P.S. Not being American, I wouldn't for the life of me be able to say whether an acre is closer to the size of a football field or a stamp. (Square feet is easier, since the number of feet in a meter is quite close to the square root of 10. Roughly 10 sq. ft in a square meter. Unfortunately, that only helps with appartment hunting.)
My scant review of the data shows that it's so small a step that it may be non-existent, which is a good thing, because AGW appears to be non-existent.
It will be a costly step, however, and thus a proper value engineering process, applied to enviromental issues, puts the little pond and others like it on a far higher plane than the SC and others think deserving. They find AGW sexier, it appears, however wasteful and costly.
This is what happens when you put technically illiterate lawyers on the bench, martinned (to grind my little axe again).
In Entergy Corp. v. Riverkeeper, Justice Breyer concurred in part and dissented in part. He was not willing to go nearly as far as the majority opinion (which was joined in full by only the five conservative justices). This opinion is best characterized as 5-1-3, and was a closer case than Adler's post impliedly suggested.
Further, the presence of Justice O'Connor -- who, like Breyer, had a penchant for compromise -- might very well have flipped the result of this close opinion.
Closer to eleven. It's 10.76. Your US apartment is smaller (in sq. meters) than you think it is.
Surely a government must have won somewhere in there...

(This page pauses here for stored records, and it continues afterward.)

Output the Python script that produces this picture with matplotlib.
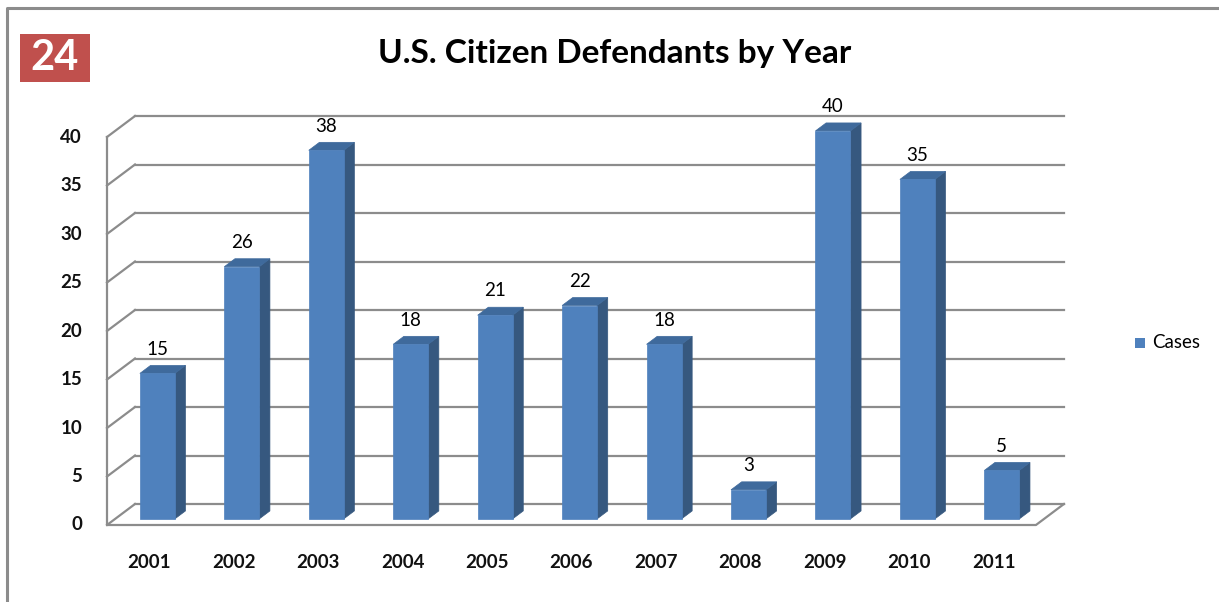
import matplotlib
matplotlib.use('Agg')
import matplotlib.pyplot as plt
from matplotlib.patches import Polygon, Rectangle
from matplotlib.lines import Line2D

# data
years = ['2001', '2002', '2003', '2004', '2005', '2006', '2007', '2008', '2009', '2010', '2011']
cases = [15, 26, 38, 18, 21, 22, 18, 3, 40, 35, 5]
y_ticks = [0, 5, 10, 15, 20, 25, 30, 35, 40]
series_name = 'Cases'
title = 'U.S. Citizen Defendants by Year'
badge = '24'

plt.rcParams['font.family'] = ['Lato', 'DejaVu Sans']

W, H = 1219, 602
fig = plt.figure(figsize=(W / 100, H / 100), dpi=100)

# pseudo-3D layout (pixel geometry of the front plane)
slot_px = 84.45    # width of one category slot
unit_px = 9.7      # pixels per value unit
x0_px = 107        # left edge of front plane
y0_px = 525        # front baseline (from top)
DX = 28 / slot_px  # depth offset in x (category units)
DY = 21 / unit_px  # depth offset in y (value units)
d0, d1 = 0.29, 0.67  # bar depth span
bw = 0.414          # bar width in slots

ax = fig.add_axes([0, 0, 1, 1])
ax.set_xlim(-0.5 - x0_px / slot_px, -0.5 + (W - x0_px) / slot_px)
ax.set_ylim(-(H - y0_px) / unit_px, y0_px / unit_px)
ax.axis('off')


def proj(x, v, d):
    return (x + d * DX, v + d * DY)


n = len(years)
xl_all, xr_all = -0.5, n - 0.5
vmax = max(y_ticks)
grid_c = '#8c8c8c'
glw = 1.6

# back wall gridlines and side wall diagonals
for t in y_ticks:
    a = proj(xl_all, t, 1)
    b = proj(xr_all, t, 1)
    ax.add_line(Line2D([a[0], b[0]], [a[1], b[1]], color=grid_c, lw=glw, zorder=1))
    c = proj(xl_all, t, 0)
    ax.add_line(Line2D([c[0], a[0]], [c[1], a[1]], color=grid_c, lw=glw, zorder=1))

# front vertical axis and floor edges
p = [proj(xl_all, vmax, 0), proj(xl_all, 0, 0), proj(xr_all, 0, 0), proj(xr_all, 0, 1)]
ax.add_line(Line2D([q[0] for q in p], [q[1] for q in p], color=grid_c, lw=glw, zorder=1))

front_c = '#4f81bd'
side_c = '#36587f'
top_c = '#3f6a9c'

for i, v in enumerate(cases):
    xl, xr = i - bw / 2, i + bw / 2
    front = [proj(xl, 0, d0), proj(xr, 0, d0), proj(xr, v, d0), proj(xl, v, d0)]
    side = [proj(xr, 0, d0), proj(xr, 0, d1), proj(xr, v, d1), proj(xr, v, d0)]
    top = [proj(xl, v, d0), proj(xr, v, d0), proj(xr, v, d1), proj(xl, v, d1)]
    ax.add_patch(Polygon(side, closed=True, fc=side_c, ec=side_c, lw=0.5, zorder=3))
    ax.add_patch(Polygon(top, closed=True, fc=top_c, ec=top_c, lw=0.5, zorder=3))
    ax.add_patch(Polygon(front, closed=True, fc=front_c, ec=front_c, lw=0.5, zorder=4))
    lx, ly = proj(i, v, d0)
    ax.text(lx, ly + 2.5, str(v), ha='center', va='center', fontsize=13.5, color='black', zorder=5)
    ax.text(i, -38 / unit_px, years[i], ha='center', va='center', fontsize=13.5,
            fontweight='bold', color='#111111')

for t in y_ticks:
    ax.text(xl_all - 25 / slot_px, t, str(t), ha='right', va='center', fontsize=13.5,
            fontweight='bold', color='#111111')

# title
fig.text(615 / W, 1 - 53 / H, title, ha='center', va='center', fontsize=24, fontweight='bold')

# badge
fig.patches.append(Rectangle((20 / W, 1 - 82 / H), 70 / W, 48 / H, transform=fig.transFigure,
                             fc='#c0504d', ec='none'))
fig.text(55 / W, 1 - 58 / H, badge, ha='center', va='center', fontsize=30, fontweight='bold',
         color='white')

# legend
fig.patches.append(Rectangle((1135 / W, 1 - 348 / H), 10 / W, 10 / H, transform=fig.transFigure,
                             fc=front_c, ec='none'))
fig.text(1152 / W, 1 - 343 / H, series_name, ha='left', va='center', fontsize=13.5)

# outer frame
fig.lines.append(Line2D([7 / W, 7 / W, 1], [0, 1 - 8 / H, 1 - 8 / H], transform=fig.transFigure,
                        color='#8c8c8c', lw=2.2))

fig.savefig('out.png', dpi=100)
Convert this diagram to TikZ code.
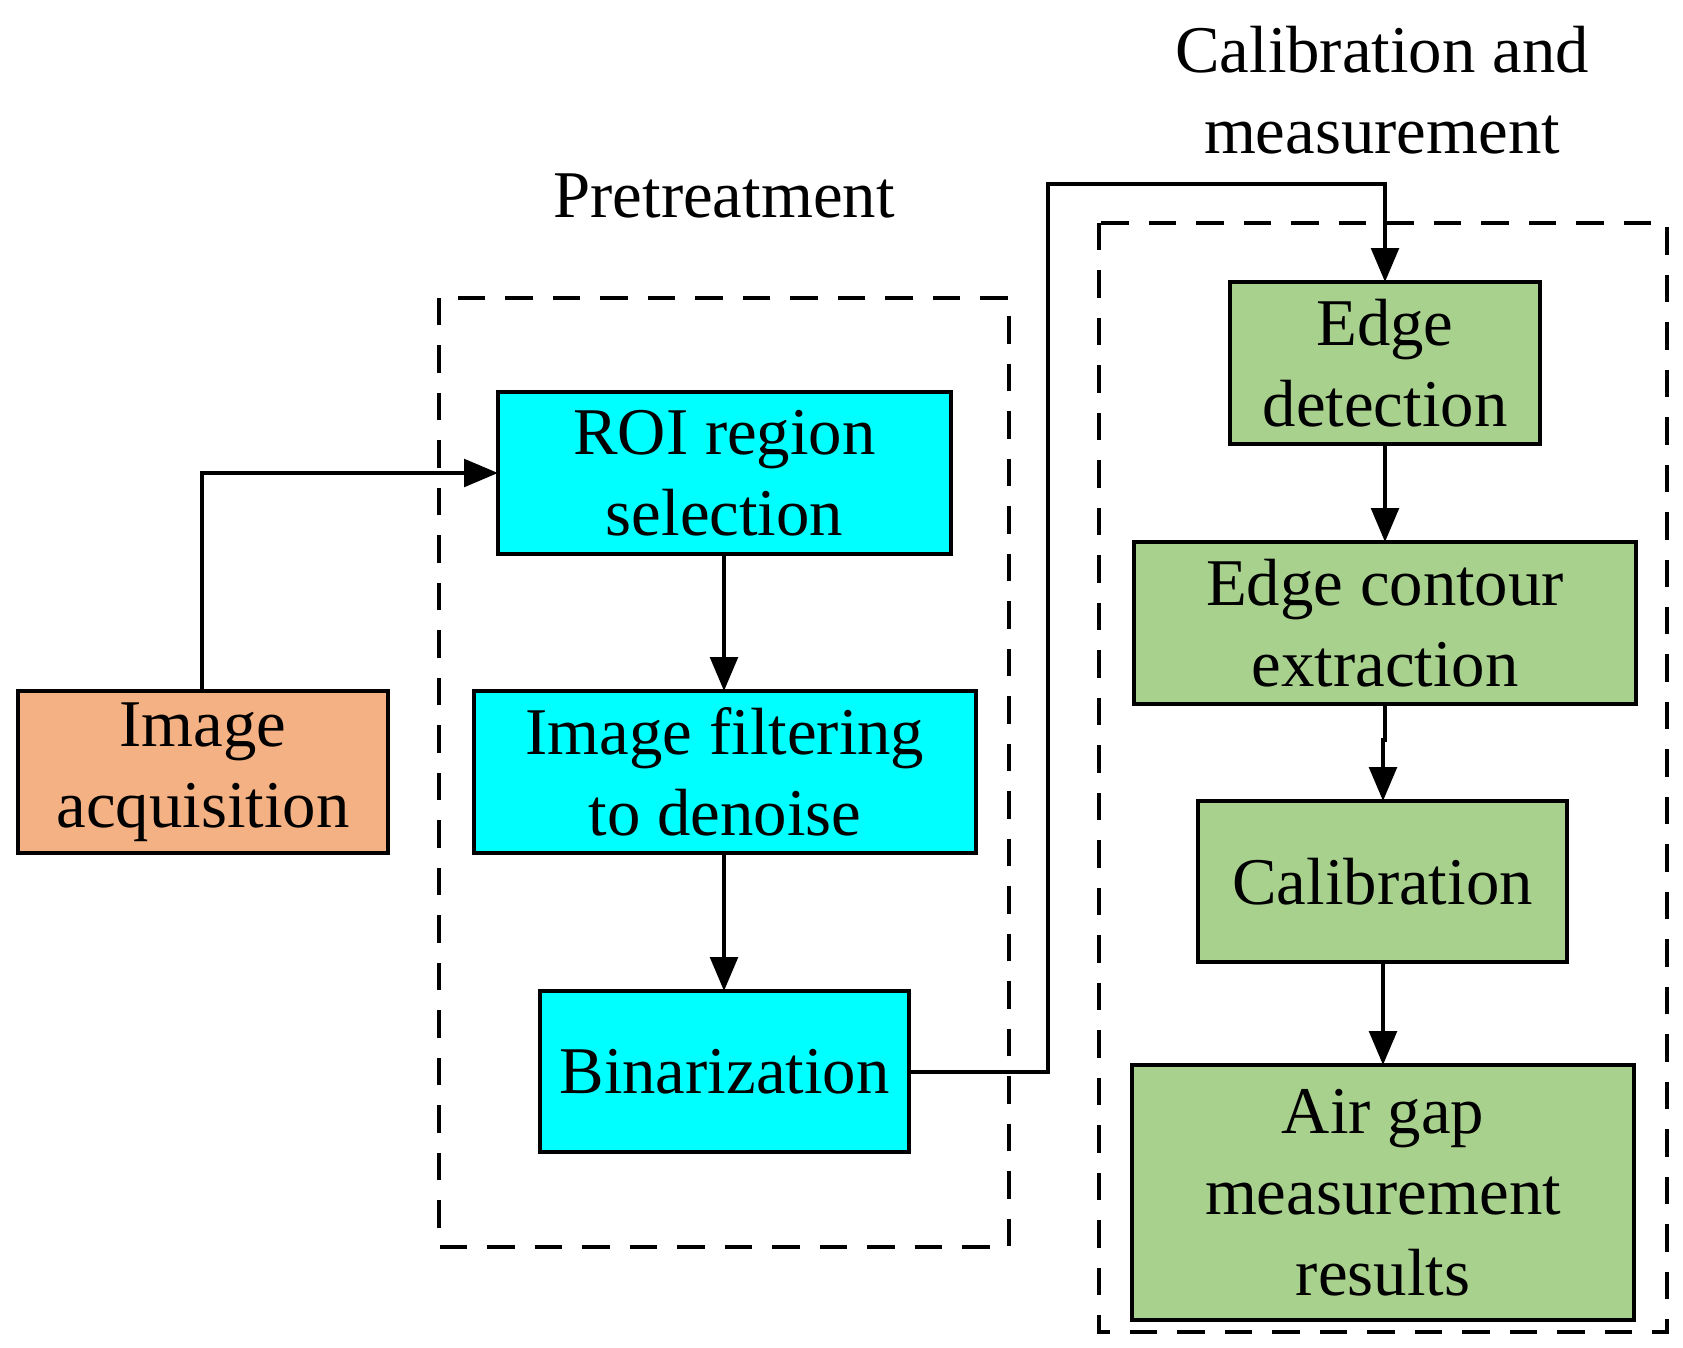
\documentclass[tikz,border=0pt]{standalone}
\usepackage{fontspec}
\setmainfont{Liberation Serif}
\usetikzlibrary{arrows.meta}
\begin{document}
\begin{tikzpicture}[x=0.02cm,y=-0.02cm,
 box/.style={draw,line width=2.6pt},
 lbl/.style={align=center,font=\fontsize{38}{46}\selectfont},
 arr/.style={line width=2.4pt,-{Triangle[length=0.68cm,width=0.55cm]}},
 grp/.style={line width=2.4pt,dash pattern=on 0.55cm off 0.4cm}]
\useasboundingbox (0,0) rectangle (1683,1348);
\definecolor{org}{HTML}{F4B183}
\definecolor{grn}{HTML}{A9D18E}
\definecolor{cyn}{HTML}{00FFFF}
\draw[grp] (439,298) rectangle (1009,1247);
\draw[grp] (1099,223) rectangle (1667,1332);
\node[lbl] (pt) at (724,196) {Pretreatment};
\node[lbl] (cm) at (1382,90) {Calibration and\\measurement};
\draw[box,fill=org] (18,691) rectangle (388,853);
\node[lbl] (ia) at (203,772) {Image\\acquisition};
\draw[box,fill=cyn] (498,392) rectangle (951,554);
\node[lbl] (roi) at (724.5,473) {ROI region\\selection};
\draw[box,fill=cyn] (474,691) rectangle (976,853);
\node[lbl] (flt) at (725,772) {Image filtering\\to denoise};
\draw[box,fill=cyn] (540,991) rectangle (909,1152);
\node[lbl] (bin) at (724.5,1071.5) {Binarization};
\draw[box,fill=grn] (1230,282) rectangle (1540,444);
\node[lbl] (ed) at (1385,363) {Edge\\detection};
\draw[box,fill=grn] (1134,542) rectangle (1636,704);
\node[lbl] (ec) at (1385,623) {Edge contour\\extraction};
\draw[box,fill=grn] (1198,801) rectangle (1567,962);
\node[lbl] (cal) at (1382.5,881.5) {Calibration};
\draw[box,fill=grn] (1132,1065) rectangle (1634,1320);
\node[lbl] (ag) at (1383,1192.5) {Air gap\\measurement\\results};
\coordinate (a1) at (202,691); \coordinate (a2) at (202,473); \coordinate (roiW) at (498,473);
\draw[arr] (a1) -- (a2) -- (roiW);
\coordinate (roiS) at (724,554); \coordinate (fltN) at (724,691);
\draw[arr] (roiS) -- (fltN);
\coordinate (fltS) at (724,853); \coordinate (binN) at (724,991);
\draw[arr] (fltS) -- (binN);
\coordinate (binE) at (909,1072); \coordinate (b1) at (1048,1072); \coordinate (b2) at (1048,184); \coordinate (b3) at (1385,184); \coordinate (edN) at (1385,282);
\draw[arr] (binE) -- (b1) -- (b2) -- (b3) -- (edN);
\coordinate (edS) at (1385,444); \coordinate (ecN) at (1385,542);
\draw[arr] (edS) -- (ecN);
\coordinate (ecS) at (1385,704); \coordinate (calN) at (1383,801);
\draw[arr] (ecS) -- (1385,740) -- (1383,740) -- (calN);
\coordinate (calS) at (1383,962); \coordinate (agN) at (1383,1065);
\draw[arr] (calS) -- (agN);
\end{tikzpicture}
\end{document}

The statement I said was absurd was that the five cases "could all have come out very differently if we still had O’Connor on the court." Even if she would have voted differently in all five cases -- which is exceedingly unlikely -- and changed the outcome in Summers and Entergy and Winter (another 5-1-3 decision), this would would not have changed the outcome in Couer Alaska and the Superfund cases. To specualte that she might have changed the outcome in a 5-4 or 5-1-3 decision is one thing; to suggest she could have altered the result of an 8-1 decision is, as I said, "absurd."
JHA
That's true in trial court, but in the appellate courts, only to the extent that there is no other advocacy. Heller had a whole library full of amicus briefs, the whole gamut of opinion was adequately represented, not in the least by the justices themselves. In such cases, the only reason why it matters particularly what the SG thinks is because some of the justices might be particularly inclined to give the government what it wants.
"P.S. Not being American, I wouldn't for the life of me be able to say whether an acre is closer to the size of a football field or a stamp."
As you are posting here you must have access to the internet. So just type "1 acre=" into Google and presto you getYou don't have to be an American to run Google. As you obviously have excellent English skills, everything on the Internet should be just as available to you as any American.
As a better alternative to using Google to do a conversion use Wolfram Alpha. Then you can type in "23 acres in hectares" and get 9.308 hectares.
Wolfram Alpha can do even more esoteric stuff. Let's say you want to find what a German size 11 shoe would be in Japan. Type "German men's size 11 shoe in Japanese size" and get "7.5." Wolfram Alpha is like Google with calculational capability. It will do virtually any conversion and much more. All free with a few keystrokes and you don't have to be American.